While students typically claim such pranks are “just a joke,” they actually convey messages of hate and bias. Pranks can signal who “belongs” in the school and who does not. Students in the targeted group, who may already feel unwelcome, can end up feeling even more marginalized and unsafe. For other students who feel different, excluded, or vulnerable for any reason, they may worry that they’ll be next. These pranks can also illuminate underlying bias that has gone unaddressed. For example, in the predominantly white school where students built a wall as a senior prank, the small minority of Latinx students may have already felt isolated and targeted, but those feelings, issues and structures had not yet been confronted.
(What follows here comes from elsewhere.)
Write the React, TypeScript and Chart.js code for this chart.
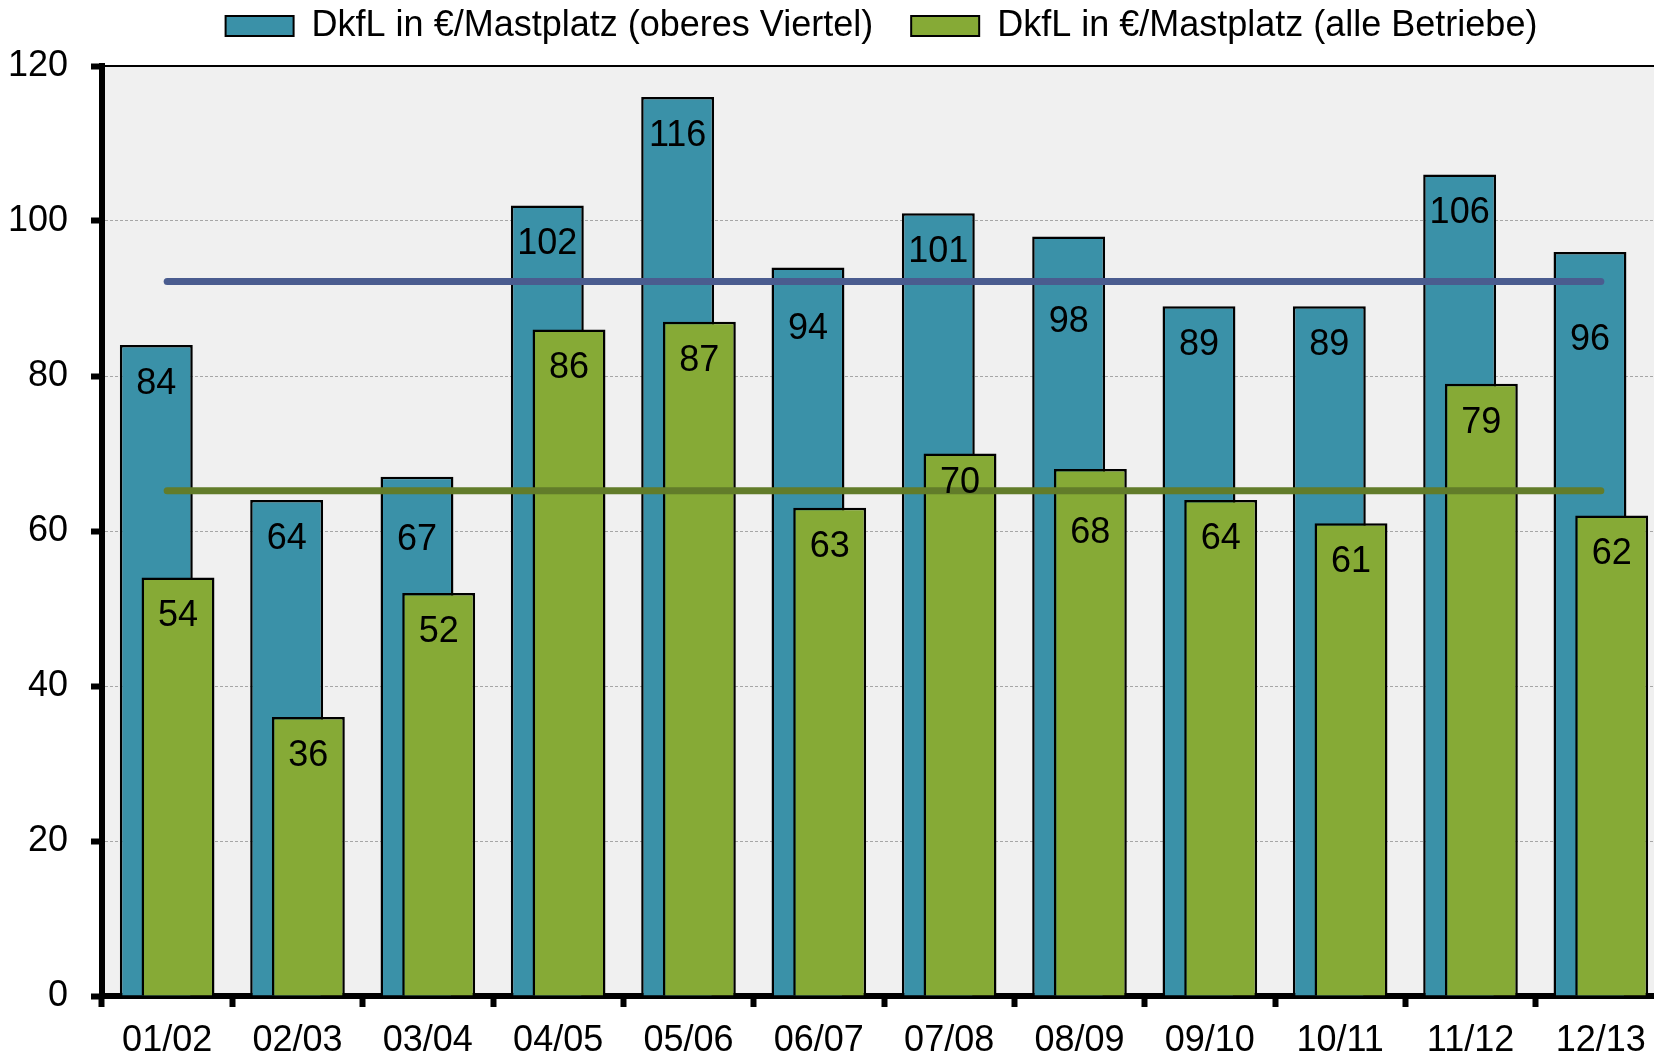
import React, { useEffect, useRef } from 'react';
import { Chart, registerables } from 'chart.js';

Chart.register(...registerables);

const categories = ['01/02', '02/03', '03/04', '04/05', '05/06', '06/07', '07/08', '08/09', '09/10', '10/11', '11/12', '12/13'];
const oberesViertel = [84, 64, 67, 102, 116, 94, 101, 98, 89, 89, 106, 96];
const alleBetriebe = [54, 36, 52, 86, 87, 63, 70, 68, 64, 61, 79, 62];
const mittelOberes = [92.2, 92.2, 92.2, 92.2, 92.2, 92.2, 92.2, 92.2, 92.2, 92.2, 92.2, 92.2];
const mittelAlle = [65.2, 65.2, 65.2, 65.2, 65.2, 65.2, 65.2, 65.2, 65.2, 65.2, 65.2, 65.2];
const seriesNames = ['DkfL in €/Mastplatz (oberes Viertel)', 'DkfL in €/Mastplatz (alle Betriebe)'];
const yMin = 0;
const yMax = 120;
const yStep = 20;

// label placement (px below bar top), as placed in the original chart
const labelDropOberes = [39, 39, 63, 39, 39, 62, 39, 86, 39, 39, 39, 88];
const labelDropAlle = [39, 39, 39, 39, 39, 39, 30, 64, 39, 39, 39, 39];

const FONT = '"Liberation Sans", Arial, Helvetica, sans-serif';
const CANVAS_W = 1763;
const CANVAS_H = 1055;
const PLOT_RIGHT = 1666;

const plotBackground = {
  id: 'plotBackground',
  beforeDraw(chart: any) {
    const { ctx, chartArea } = chart;
    ctx.save();
    ctx.fillStyle = '#F0F0F0';
    ctx.fillRect(chartArea.left, chartArea.top, chartArea.right - chartArea.left, chartArea.bottom - chartArea.top);
    ctx.restore();
  },
};

const valueLabels = {
  id: 'valueLabels',
  afterDatasetsDraw(chart: any) {
    const ctx = chart.ctx;
    ctx.save();
    ctx.font = `36px ${FONT}`;
    ctx.fillStyle = '#000';
    ctx.textAlign = 'center';
    ctx.textBaseline = 'middle';
    chart.data.datasets.forEach((ds: any, i: number) => {
      if (!ds.labelDrop) return;
      const meta = chart.getDatasetMeta(i);
      meta.data.forEach((el: any, j: number) => {
        ctx.fillText(String(ds.data[j]), el.x, el.y + ds.labelDrop[j]);
      });
    });
    ctx.restore();
  },
};

export default function App() {
  const canvasRef = useRef<HTMLCanvasElement | null>(null);

  useEffect(() => {
    if (!canvasRef.current) return;
    Chart.defaults.font.family = FONT;
    Chart.defaults.color = '#000';

    const baseGenerate = (Chart.defaults as any).plugins.legend.labels.generateLabels;

    const chart = new Chart(canvasRef.current, {
      type: 'bar',
      data: {
        labels: categories,
        datasets: [
          {
            // empty placeholder: fixes slot order (blue left) while green is drawn on top
            label: '_slot',
            data: [],
            stack: 'left',
            order: 0,
          } as any,
          {
            type: 'line',
            label: 'Mittel oberes Viertel',
            data: mittelOberes,
            borderColor: '#4A5C8F',
            borderWidth: 7,
            borderCapStyle: 'round',
            pointRadius: 0,
            fill: false,
            order: -2,
          } as any,
          {
            type: 'line',
            label: 'Mittel alle Betriebe',
            data: mittelAlle,
            borderColor: '#627C2A',
            borderWidth: 7,
            borderCapStyle: 'round',
            pointRadius: 0,
            fill: false,
            order: -1,
          } as any,
          {
            label: seriesNames[0],
            data: oberesViertel,
            backgroundColor: '#3A91A8',
            borderColor: '#000',
            borderWidth: 2.5,
            stack: 'left',
            order: 2,
            labelDrop: labelDropOberes,
          } as any,
          {
            label: seriesNames[1],
            data: alleBetriebe,
            backgroundColor: '#86AA36',
            borderColor: '#000',
            borderWidth: 2.5,
            stack: 'right',
            order: 1,
            labelDrop: labelDropAlle,
          } as any,
        ],
      },
      options: {
        responsive: false,
        animation: false,
        layout: { padding: 0 },
        datasets: {
          bar: {
            categoryPercentage: 0.333,
            barPercentage: 3.36,
          },
        } as any,
        plugins: {
          tooltip: { enabled: false },
          legend: {
            position: 'top',
            labels: {
              font: { size: 36, family: FONT },
              color: '#000',
              boxWidth: 68,
              boxHeight: 20,
              padding: 8,
              generateLabels: (c: any) =>
                baseGenerate(c).map((it: any) =>
                  it.text === seriesNames[0] ? { ...it, text: it.text + '   ', lineWidth: 2 } : { ...it, lineWidth: 2 }
                ),
              filter: (item: any) => item.text.trim() === seriesNames[0] || item.text.trim() === seriesNames[1],
              sort: (a: any, b: any) => a.datasetIndex - b.datasetIndex,
            },
          },
        },
        scales: {
          x: {
            type: 'category',
            position: 'bottom',
            offset: true,
            grid: {
              display: true,
              offset: true,
              drawOnChartArea: false,
              tickLength: 11,
              tickWidth: 6,
              tickColor: '#000',
              color: '#000',
            },
            border: { display: true, color: '#000', width: 6 },
            ticks: {
              font: { size: 36, family: FONT },
              color: '#000',
              padding: 12,
              maxRotation: 0,
              autoSkip: false,
            },
            afterFit: (scale: any) => {
              scale.height = 59;
            },
          },
          x2: {
            type: 'category',
            position: 'top',
            offset: true,
            grid: { display: true, drawOnChartArea: false, drawTicks: false },
            border: { display: true, color: '#000', width: 2 },
            ticks: { display: false },
            afterFit: (scale: any) => {
              const lh = scale.chart && scale.chart.legend ? scale.chart.legend.height : 54;
              scale.height = 66 - lh;
            },
          },
          y: {
            type: 'linear',
            position: 'left',
            stacked: false,
            min: yMin,
            max: yMax,
            ticks: {
              stepSize: yStep,
              font: { size: 36, family: FONT },
              color: '#000',
              padding: 23,
            },
            grid: {
              display: true,
              color: (c: any) => (c.tick && c.tick.value === yMax ? 'rgba(0,0,0,0)' : '#A6A6A6'),
              lineWidth: 1,
              tickLength: 11,
              tickWidth: 6,
              tickColor: '#000',
              tickBorderDash: [],
            },
            border: { display: true, color: '#000', width: 6, dash: [3, 2] },
            afterFit: (scale: any) => {
              scale.width = 102;
            },
          },
          y2: {
            type: 'linear',
            position: 'right',
            display: true,
            grid: { display: false },
            border: { display: false },
            ticks: { display: false },
            afterFit: (scale: any) => {
              scale.width = CANVAS_W - PLOT_RIGHT;
            },
          },
        },
      } as any,
      plugins: [plotBackground, valueLabels],
    });

    return () => {
      chart.destroy();
    };
  }, []);

  return (
    <div
      style={{
        position: 'fixed',
        left: 0,
        top: 0,
        width: '1654px',
        height: '1055px',
        overflow: 'hidden',
        background: '#fff',
      }}
    >
      <canvas
        ref={canvasRef}
        width={CANVAS_W}
        height={CANVAS_H}
        style={{ display: 'block', width: `${CANVAS_W}px`, height: `${CANVAS_H}px` }}
      />
    </div>
  );
}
Bias-related pranks can be extremely harmful to school communities. When it becomes a public incident, school administrators may feel pressured to make general statements of concern and at the same time, minimize the impact by portraying the prank as an anomaly rather than owning what it says about their school’s culture. But challenging as it may be to address the issues, no bias or hate incident should be swept under the rug or brushed aside quickly.  Here are some suggestions for what schools and communities can do:

  • School administrators can be sure updated policies that prohibit incidents motivated by bias are in place and that those policies explicitly protect all students. When an incident occurs, you should inform all members of the school community by sending a communication with a strong, clear message that reinforces the school’s values around diversity, equity and inclusion. It is important to also delineate both the short- and long-term steps the school will take to address the issue. Follow up resources for families can be sent home.
  • Classroom teachers and other school staff can initiate discussions with students about the particulars of why the prank was biased, how it contributes to a negative school climate and how it can make certain students feel marginalized or unsafe. You can talk with students about the meaning behind symbols of hate (e.g. Confederate flag, swastika, noose); stress the importance of words and symbols; and help students understand and empathize with those targeted by these symbols.
  • As a society, no one is immune from bias. In a regular and ongoing way, be proactive and engage your school in anti-bias education through programs that promote an inclusive and equitable school climate. Teach anti-bias lessons in the classroom. As you do so, foster empathy by helping students think of times when they or someone they know has been targeted. Help them understand who is often targeted in their school (in senior pranks and in other ways) and understand that those in other marginalized groups may feel worried about being the next target.
  • When an incident extends beyond the school walls or involves members of the community, it is important to bring community leaders together to discuss what can be done to promote a safe, respectful and inclusive community for all. This can include students, families, school administrators, local elected officials, law enforcement, community leaders, local business owners, community-based organizations and any other people whose expertise and position can be leveraged for the greater good.

We should work hard to prevent such incidents, so that we can be celebratory and joyful at this time of year.  But if and when bias-based pranks take place, and they surface underlying hate, we should be prepared with positive actions to heed their warning.